In 1835 besloot de Maatschappij over te gaan tot de bouw van een vijftigtal 'geschikte arbeiderswoningen'. De gemeente was bereid de grond aan de Looierstraat op 16 juni 1835 om niet te verstrekken en bovendien werd voor de eerste jaren vrijstelling gekregen van grondbelasting. Voor de financiering wilde men f 25000 aandelenkapitaal uitgeven. Dat lukte niet helemaal, maar uiteindelijk wist men 33 woningen te realiseren voor een bedrag van f 22.112. Ondanks de tegenvallende huuropbrengsten – de huur werd namelijk slecht betaald – overwoog de maatschappij aan de Hoefstraat over te gaan tot het slopen van de daar staande krotten en hiervoor in de plaats goede woningen neer te zetten. Dit plan is toch niet gerealiseerd en het bleef bij de eerste 33 woningen. De afzonderlijke afdeling Arbeiderswoningen werd uiteindelijk opgeheven en in 1859 ondergebracht bij de afdeling Onderstand (onderstand betekent bijstand).

Al snel na de oprichting ging de Maatschappij optreden als werkgever in de textielindustrie. Onder leiding van de afdeling Arbeid begon men met een linnenfabriek. Deze afdeling hield het ondanks allerlei tegenslagen langer vol, maar leverde vooral verlies op. Per 1 januari 1906 staakte men deze activiteit.

In 1861 werd besloten tot het oprichten van de Hulpbank, die tot doel had om leningen te geven aan de 'kleine burgerklasse', waarbij het ging om 'nijvere minvermogenden'. oftewel ambachtslieden die door een lening in de gelegenheid zouden zijn hun brood te verdienen of hun inkomsten te vermeerderen. Het ging nadrukkelijk niet om de reeds als doelgroep bestaande echte 'minvermogenden', want de overtuiging bestond, dat die een lening toch niet zouden terugbetalen.
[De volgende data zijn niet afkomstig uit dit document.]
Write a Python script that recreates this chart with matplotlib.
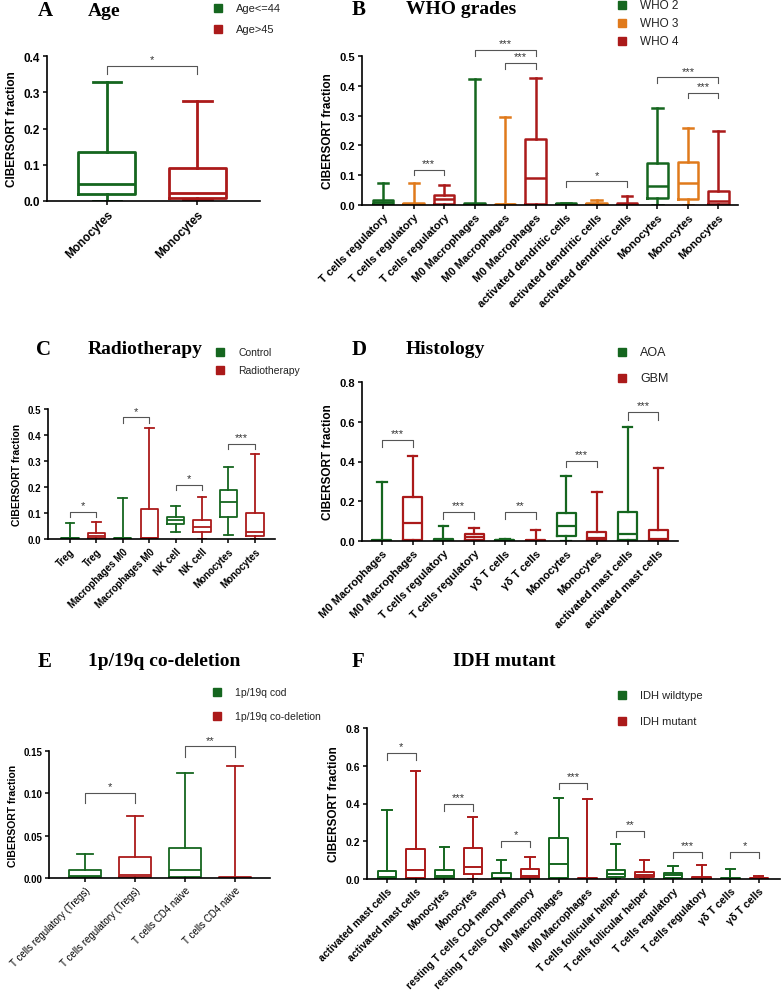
import matplotlib
matplotlib.use("Agg")
import matplotlib.pyplot as plt
from matplotlib.patches import Rectangle

plt.rcParams['font.family'] = ['Liberation Sans', 'DejaVu Sans']

W, H = 782, 1004
GREEN = '#15661f'
ORANGE = '#e07a1c'
RED = '#ab1a1a'

# ---------------- data ----------------
# Panel A
a_labels = ["Monocytes", "Monocytes"]
a_groups = [0, 1]
a_min = [0.0, 0.005]
a_q1 = [0.018, 0.007]
a_med = [0.048, 0.023]
a_q3 = [0.135, 0.090]
a_max = [0.327, 0.276]
a_legend = ["Age<=44", "Age>45"]

# Panel B
b_labels = ["T cells regulatory"] * 3 + ["M0 Macrophages"] * 3 + ["activated dendritic cells"] * 3 + ["Monocytes"] * 3
b_groups = [0, 1, 2] * 4
b_min = [0, 0, 0, 0, 0, 0, 0, 0, 0, 0, 0, 0]
b_q1 = [0.003, 0.002, 0.005, 0.001, 0.001, 0.003, 0.002, 0.002, 0.001, 0.025, 0.020, 0.005]
b_med = [0.010, 0.005, 0.020, 0.003, 0.002, 0.090, 0.004, 0.004, 0.003, 0.063, 0.075, 0.015]
b_q3 = [0.018, 0.008, 0.035, 0.006, 0.004, 0.220, 0.006, 0.006, 0.006, 0.140, 0.145, 0.048]
b_max = [0.073, 0.073, 0.067, 0.423, 0.295, 0.427, 0.008, 0.016, 0.030, 0.327, 0.257, 0.250]
b_legend = ["WHO 2", "WHO 3", "WHO 4"]

# Panel C
c_labels = ["Treg", "Treg", "Macrophages M0", "Macrophages M0", "NK cell", "NK cell", "Monocytes", "Monocytes"]
c_groups = [0, 1] * 4
c_min = [0, 0, 0, 0, 0.028, 0.0, 0.015, 0.0]
c_q1 = [0.001, 0.003, 0.001, 0.002, 0.058, 0.028, 0.085, 0.010]
c_med = [0.003, 0.010, 0.002, 0.004, 0.074, 0.048, 0.142, 0.027]
c_q3 = [0.005, 0.024, 0.004, 0.117, 0.083, 0.073, 0.188, 0.100]
c_max = [0.060, 0.067, 0.158, 0.427, 0.127, 0.162, 0.277, 0.327]
c_legend = ["Control", "Radiotherapy"]

# Panel D
d_labels = ["M0 Macrophages"] * 2 + ["T cells regulatory"] * 2 + ["γδ T cells"] * 2 + ["Monocytes"] * 2 + ["activated mast cells"] * 2
d_groups = [0, 1] * 5
d_min = [0] * 10
d_q1 = [0.001, 0.003, 0.002, 0.005, 0.001, 0.001, 0.025, 0.005, 0.003, 0.002]
d_med = [0.002, 0.090, 0.004, 0.020, 0.003, 0.002, 0.073, 0.016, 0.035, 0.010]
d_q3 = [0.004, 0.220, 0.010, 0.035, 0.006, 0.004, 0.143, 0.046, 0.145, 0.057]
d_max = [0.295, 0.427, 0.073, 0.067, 0.008, 0.055, 0.327, 0.248, 0.572, 0.367]
d_legend = ["AOA", "GBM"]

# Panel E
e_labels = ["T cells regulatory (Tregs)"] * 2 + ["T cells CD4 naive"] * 2
e_groups = [0, 1] * 2
e_min = [0, 0, 0, 0]
e_q1 = [0.001, 0.001, 0.001, 0.0]
e_med = [0.002, 0.004, 0.009, 0.0005]
e_q3 = [0.009, 0.025, 0.035, 0.001]
e_max = [0.028, 0.073, 0.124, 0.132]
e_legend = ["1p/19q cod", "1p/19q co-deletion"]

# Panel F
f_labels = ["activated mast cells"] * 2 + ["Monocytes"] * 2 + ["resting T cells CD4 memory"] * 2 + \
           ["M0 Macrophages"] * 2 + ["T cells follicular helper"] * 2 + ["T cells regulatory"] * 2 + ["γδ T cells"] * 2
f_groups = [0, 1] * 7
f_min = [0] * 14
f_q1 = [0.003, 0.003, 0.005, 0.025, 0.001, 0.003, 0.003, 0.001, 0.013, 0.008, 0.005, 0.002, 0.001, 0.001]
f_med = [0.012, 0.048, 0.018, 0.062, 0.005, 0.018, 0.077, 0.002, 0.028, 0.022, 0.020, 0.005, 0.002, 0.003]
f_q3 = [0.045, 0.160, 0.046, 0.165, 0.033, 0.052, 0.218, 0.004, 0.050, 0.038, 0.033, 0.010, 0.004, 0.006]
f_max = [0.367, 0.572, 0.170, 0.327, 0.100, 0.115, 0.427, 0.423, 0.185, 0.100, 0.067, 0.072, 0.055, 0.016]
f_legend = ["IDH wildtype", "IDH mutant"]

# significance brackets: (i, j, top, tip, text)
a_sig = [(0, 1, 0.372, 0.350, "*")]
b_sig = [(1, 2, 0.118, 0.100, "***"), (3, 5, 0.521, 0.500, "***"), (4, 5, 0.476, 0.458, "***"),
         (6, 8, 0.079, 0.060, "*"), (9, 11, 0.428, 0.408, "***"), (10, 11, 0.376, 0.360, "***")]
c_sig = [(0, 1, 0.105, 0.085, "*"), (2, 3, 0.468, 0.448, "*"), (4, 5, 0.208, 0.188, "*"), (6, 7, 0.365, 0.345, "***")]
d_sig = [(0, 1, 0.51, 0.475, "***"), (2, 3, 0.147, 0.11, "***"), (4, 5, 0.147, 0.11, "**"),
         (6, 7, 0.404, 0.37, "***"), (8, 9, 0.647, 0.61, "***")]
e_sig = [(0, 1, 0.1007, 0.089, "*"), (2, 3, 0.1555, 0.143, "**")]
f_sig = [(0, 1, 0.666, 0.63, "*"), (2, 3, 0.397, 0.36, "***"), (4, 5, 0.203, 0.17, "*"),
         (6, 7, 0.507, 0.475, "***"), (8, 9, 0.256, 0.22, "**"), (10, 11, 0.145, 0.11, "***"),
         (12, 13, 0.145, 0.11, "*")]

fig = plt.figure(figsize=(W / 100, H / 100), dpi=100)


def add_ax(x0, x1, ytop, ybot):
    return fig.add_axes([x0 / W, 1 - ybot / H, (x1 - x0) / W, (ybot - ytop) / H])


def panel(ax, labels, groups, mins, q1, med, q3, maxs, colors, xlim, ylim, yticks, yfmt,
          sig, lw=1.6, width=0.65, fs=8, ylab_fs=8.5, xweight='bold'):
    stats = []
    for i in range(len(labels)):
        stats.append(dict(whislo=mins[i], q1=q1[i], med=med[i], q3=q3[i], whishi=maxs[i], fliers=[]))
    pos = list(range(len(labels)))
    res = ax.bxp(stats, positions=pos, widths=width, capwidths=width * 0.5, showfliers=False,
                 patch_artist=False, manage_ticks=False)
    for i, g in enumerate(groups):
        c = colors[g]
        res['boxes'][i].set(color=c, lw=lw)
        res['medians'][i].set(color=c, lw=lw)
        for k in (2 * i, 2 * i + 1):
            res['whiskers'][k].set(color=c, lw=lw)
            res['caps'][k].set(color=c, lw=lw)
    ax.set_xlim(*xlim)
    ax.set_ylim(*ylim)
    ax.set_yticks(yticks)
    ax.set_yticklabels([yfmt.format(v) for v in yticks], fontsize=fs, fontweight='bold')
    ax.set_xticks(pos)
    ax.set_xticklabels(labels, rotation=45, ha='right', rotation_mode='anchor',
                       fontsize=fs, fontweight=xweight)
    for s in ('top', 'right'):
        ax.spines[s].set_visible(False)
    for s in ('left', 'bottom'):
        ax.spines[s].set_linewidth(1.2)
    ax.spines['left'].set_bounds(ylim[0], yticks[-1])
    ax.tick_params(axis='both', direction='out', width=1.1, length=3, pad=2)
    ax.set_ylabel("CIBERSORT fraction", fontsize=ylab_fs, fontweight='bold')
    for (i, j, top, tip, txt) in sig:
        ax.plot([i, i, j, j], [tip, top, top, tip], color='#555555', lw=0.8, clip_on=False)
        ax.text((i + j) / 2, top + (ylim[1] - ylim[0]) * 0.012, txt, ha='center', va='bottom',
                fontsize=8, color='#333333', clip_on=False)


def title(xl, xt, y, letter, text, fs=14):
    fig.text(xl / W, 1 - y / H, letter, fontsize=fs + 1, fontweight='bold', family='Liberation Serif',
             va='center', ha='left')
    fig.text(xt / W, 1 - y / H, text, fontsize=fs, fontweight='bold', family='Liberation Serif',
             va='center', ha='left')


def legend(x, ys, names, colors, fs=8):
    s = 8
    for y, n, c in zip(ys, names, colors):
        fig.patches.append(Rectangle(((x - s / 2) / W, 1 - (y + s / 2) / H), s / W, s / H,
                                     transform=fig.transFigure, color=c, figure=fig))
        fig.text((x + 18) / W, 1 - y / H, n, fontsize=fs, va='center', ha='left', color='#222222')


# Panel A
axA = add_ax(47, 260, 57, 202)
panel(axA, a_labels, a_groups, a_min, a_q1, a_med, a_q3, a_max, [GREEN, RED],
      (-0.66, 1.69), (0, 0.4), [0.0, 0.1, 0.2, 0.3, 0.4], "{:.1f}", a_sig, lw=2.0, width=0.63, fs=8.5)
title(38, 88, 11, "A", "Age")
legend(218, [9, 30], a_legend, [GREEN, RED], fs=8)

# Panel B
axB = add_ax(362, 738, 57, 206)
panel(axB, b_labels, b_groups, b_min, b_q1, b_med, b_q3, b_max, [GREEN, ORANGE, RED],
      (-0.69, 11.64), (0, 0.5), [0.0, 0.1, 0.2, 0.3, 0.4, 0.5], "{:.1f}", b_sig, lw=1.8, width=0.66, fs=8)
title(352, 406, 10, "B", "WHO grades")
legend(622, [6, 24, 42], b_legend, [GREEN, ORANGE, RED], fs=8.5)

# Panel C
axC = add_ax(48, 275, 410, 540)
panel(axC, c_labels, c_groups, c_min, c_q1, c_med, c_q3, c_max, [GREEN, RED],
      (-0.83, 7.76), (0, 0.5), [0.0, 0.1, 0.2, 0.3, 0.4, 0.5], "{:.1f}", c_sig, lw=1.3, width=0.65,
      fs=7, ylab_fs=7.5)
title(36, 88, 350, "C", "Radiotherapy")
legend(220, [353, 371], c_legend, [GREEN, RED], fs=7.5)

# Panel D
axD = add_ax(362, 678, 383, 542)
panel(axD, d_labels, d_groups, d_min, d_q1, d_med, d_q3, d_max, [GREEN, RED],
      (-0.65, 9.64), (0, 0.8), [0.0, 0.2, 0.4, 0.6, 0.8], "{:.1f}", d_sig, lw=1.6, width=0.62, fs=8)
title(352, 406, 350, "D", "Histology")
legend(622, [353, 379], d_legend, [GREEN, RED], fs=9)

# Panel E
axE = add_ax(49, 270, 752, 879)
panel(axE, e_labels, e_groups, e_min, e_q1, e_med, e_q3, e_max, [GREEN, RED],
      (-0.72, 3.7), (0, 0.15), [0.0, 0.05, 0.10, 0.15], "{:.2f}", e_sig, lw=1.3, width=0.65,
      fs=7, ylab_fs=7.5, xweight='normal')
title(38, 88, 662, "E", "1p/19q co-deletion")
legend(217, [693, 717], e_legend, [GREEN, RED], fs=7.5)

# Panel F
axF = add_ax(367, 780, 729, 880)
panel(axF, f_labels, f_groups, f_min, f_q1, f_med, f_q3, f_max, [GREEN, RED],
      (-0.7, 13.74), (0, 0.8), [0.0, 0.2, 0.4, 0.6, 0.8], "{:.1f}", f_sig, lw=1.4, width=0.65, fs=7.5)
title(352, 453, 662, "F", "IDH mutant")
legend(622, [696, 722], f_legend, [GREEN, RED], fs=8)

fig.savefig("out.png", dpi=100, facecolor='white')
De zeer populaire activiteiten van de Hulpbank werden achtereenvolgens uitgeoefend in de lokalen boven de Waag, in de Leidsche Spaarbank aan de Oude Rijn 56, en vanaf 1891 in het gebouw van de loge aan de Steenschuur.

Tegenwoordige tijd[bewerken | brontekst bewerken]

De Leidsche Maatschappij van Weldadigheid bestaat nog steeds – nu als de Stichting Leidse Maatschappij van Weldadigheid, waarin opgenomen het Kuiperfonds. De Leidsche Maatschappij van Weldadigheid houdt zich nog steeds bezig met armoedebestrijding in Leiden en levert samen met diverse andere fondsen een financiële en bestuurlijke bijdrage aan onder andere de Stichting Urgente Noden Leiden (SUN Leiden), die als uitvoerende organisatie incidentele hulp biedt aan 'personen in kwetsbare omstandigheden'.